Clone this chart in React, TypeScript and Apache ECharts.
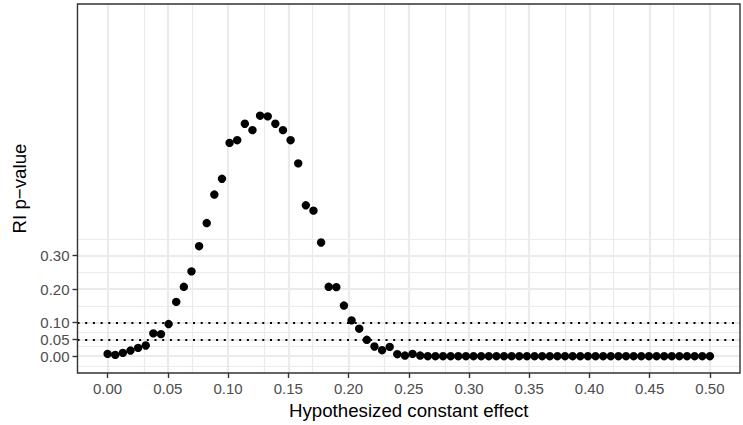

* * *

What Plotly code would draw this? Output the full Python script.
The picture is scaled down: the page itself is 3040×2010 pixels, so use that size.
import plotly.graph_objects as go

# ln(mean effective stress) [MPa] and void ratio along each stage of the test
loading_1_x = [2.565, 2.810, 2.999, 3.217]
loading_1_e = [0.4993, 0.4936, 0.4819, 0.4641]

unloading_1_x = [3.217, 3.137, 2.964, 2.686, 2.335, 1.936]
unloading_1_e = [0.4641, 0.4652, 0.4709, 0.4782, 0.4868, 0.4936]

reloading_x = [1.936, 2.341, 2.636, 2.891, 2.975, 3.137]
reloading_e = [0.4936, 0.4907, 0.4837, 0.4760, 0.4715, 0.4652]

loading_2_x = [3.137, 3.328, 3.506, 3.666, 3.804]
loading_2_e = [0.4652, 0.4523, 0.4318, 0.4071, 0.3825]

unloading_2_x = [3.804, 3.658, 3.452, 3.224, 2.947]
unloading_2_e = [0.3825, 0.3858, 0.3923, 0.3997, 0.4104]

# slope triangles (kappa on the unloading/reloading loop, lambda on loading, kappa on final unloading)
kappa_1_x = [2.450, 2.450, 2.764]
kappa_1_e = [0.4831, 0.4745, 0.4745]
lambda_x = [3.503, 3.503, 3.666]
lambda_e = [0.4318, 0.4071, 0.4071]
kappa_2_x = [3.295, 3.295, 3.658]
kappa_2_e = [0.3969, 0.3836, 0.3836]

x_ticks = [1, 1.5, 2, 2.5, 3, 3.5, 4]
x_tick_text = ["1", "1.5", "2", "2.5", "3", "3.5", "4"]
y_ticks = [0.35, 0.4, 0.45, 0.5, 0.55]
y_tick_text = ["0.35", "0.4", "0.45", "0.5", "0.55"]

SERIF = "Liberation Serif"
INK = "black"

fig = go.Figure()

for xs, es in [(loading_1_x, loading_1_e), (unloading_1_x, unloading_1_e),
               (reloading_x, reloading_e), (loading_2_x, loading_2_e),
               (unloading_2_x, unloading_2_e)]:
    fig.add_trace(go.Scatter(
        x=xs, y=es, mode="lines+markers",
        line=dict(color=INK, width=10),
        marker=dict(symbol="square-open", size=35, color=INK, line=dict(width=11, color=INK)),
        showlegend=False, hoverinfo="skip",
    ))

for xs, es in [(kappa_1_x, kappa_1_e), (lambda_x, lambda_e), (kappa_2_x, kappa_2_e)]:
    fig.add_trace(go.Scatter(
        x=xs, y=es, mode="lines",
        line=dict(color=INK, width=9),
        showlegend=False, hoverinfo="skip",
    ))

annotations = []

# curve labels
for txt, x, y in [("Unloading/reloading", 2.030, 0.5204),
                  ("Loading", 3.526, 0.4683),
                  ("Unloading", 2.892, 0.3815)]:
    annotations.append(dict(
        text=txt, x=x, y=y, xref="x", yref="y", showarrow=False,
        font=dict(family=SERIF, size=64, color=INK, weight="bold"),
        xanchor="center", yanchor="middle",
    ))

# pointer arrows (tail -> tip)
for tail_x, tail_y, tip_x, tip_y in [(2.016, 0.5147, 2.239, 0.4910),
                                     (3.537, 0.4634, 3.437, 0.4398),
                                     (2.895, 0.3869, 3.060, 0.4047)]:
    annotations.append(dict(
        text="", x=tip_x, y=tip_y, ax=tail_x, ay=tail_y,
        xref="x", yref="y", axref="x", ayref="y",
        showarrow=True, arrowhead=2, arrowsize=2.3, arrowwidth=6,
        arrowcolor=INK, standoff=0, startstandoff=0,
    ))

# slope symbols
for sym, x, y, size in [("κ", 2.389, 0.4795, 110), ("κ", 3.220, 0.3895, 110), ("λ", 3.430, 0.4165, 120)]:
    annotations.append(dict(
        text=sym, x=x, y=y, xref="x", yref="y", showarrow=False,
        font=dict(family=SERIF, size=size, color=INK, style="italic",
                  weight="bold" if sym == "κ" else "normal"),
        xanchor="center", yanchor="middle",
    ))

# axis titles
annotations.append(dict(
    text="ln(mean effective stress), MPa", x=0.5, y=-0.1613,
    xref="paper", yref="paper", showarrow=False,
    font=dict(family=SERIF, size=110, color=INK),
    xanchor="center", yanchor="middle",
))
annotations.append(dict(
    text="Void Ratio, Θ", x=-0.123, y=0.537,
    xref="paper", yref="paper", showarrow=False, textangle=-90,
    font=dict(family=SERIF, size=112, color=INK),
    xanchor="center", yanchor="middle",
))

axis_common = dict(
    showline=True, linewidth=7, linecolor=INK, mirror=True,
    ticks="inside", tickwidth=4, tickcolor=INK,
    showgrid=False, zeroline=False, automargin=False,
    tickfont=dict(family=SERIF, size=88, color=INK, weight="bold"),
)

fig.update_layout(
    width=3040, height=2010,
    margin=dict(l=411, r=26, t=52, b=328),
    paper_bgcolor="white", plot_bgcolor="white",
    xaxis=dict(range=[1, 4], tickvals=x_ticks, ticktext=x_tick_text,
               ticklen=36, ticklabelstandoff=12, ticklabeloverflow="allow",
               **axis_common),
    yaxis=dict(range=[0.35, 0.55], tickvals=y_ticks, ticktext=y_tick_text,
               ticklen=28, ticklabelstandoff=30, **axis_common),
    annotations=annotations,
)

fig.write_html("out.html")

Requirement: Repeat word for word the stretch of lines from the one with "What Plotly code" down to the one with "loading_2_e = [0.4652, 0.4523, 0.4318, 0.4071, 0.3825]", both included.

Task result:
What Plotly code would draw this? Output the full Python script.
The picture is scaled down: the page itself is 3040×2010 pixels, so use that size.
import plotly.graph_objects as go

# ln(mean effective stress) [MPa] and void ratio along each stage of the test
loading_1_x = [2.565, 2.810, 2.999, 3.217]
loading_1_e = [0.4993, 0.4936, 0.4819, 0.4641]

unloading_1_x = [3.217, 3.137, 2.964, 2.686, 2.335, 1.936]
unloading_1_e = [0.4641, 0.4652, 0.4709, 0.4782, 0.4868, 0.4936]

reloading_x = [1.936, 2.341, 2.636, 2.891, 2.975, 3.137]
reloading_e = [0.4936, 0.4907, 0.4837, 0.4760, 0.4715, 0.4652]

loading_2_x = [3.137, 3.328, 3.506, 3.666, 3.804]
loading_2_e = [0.4652, 0.4523, 0.4318, 0.4071, 0.3825]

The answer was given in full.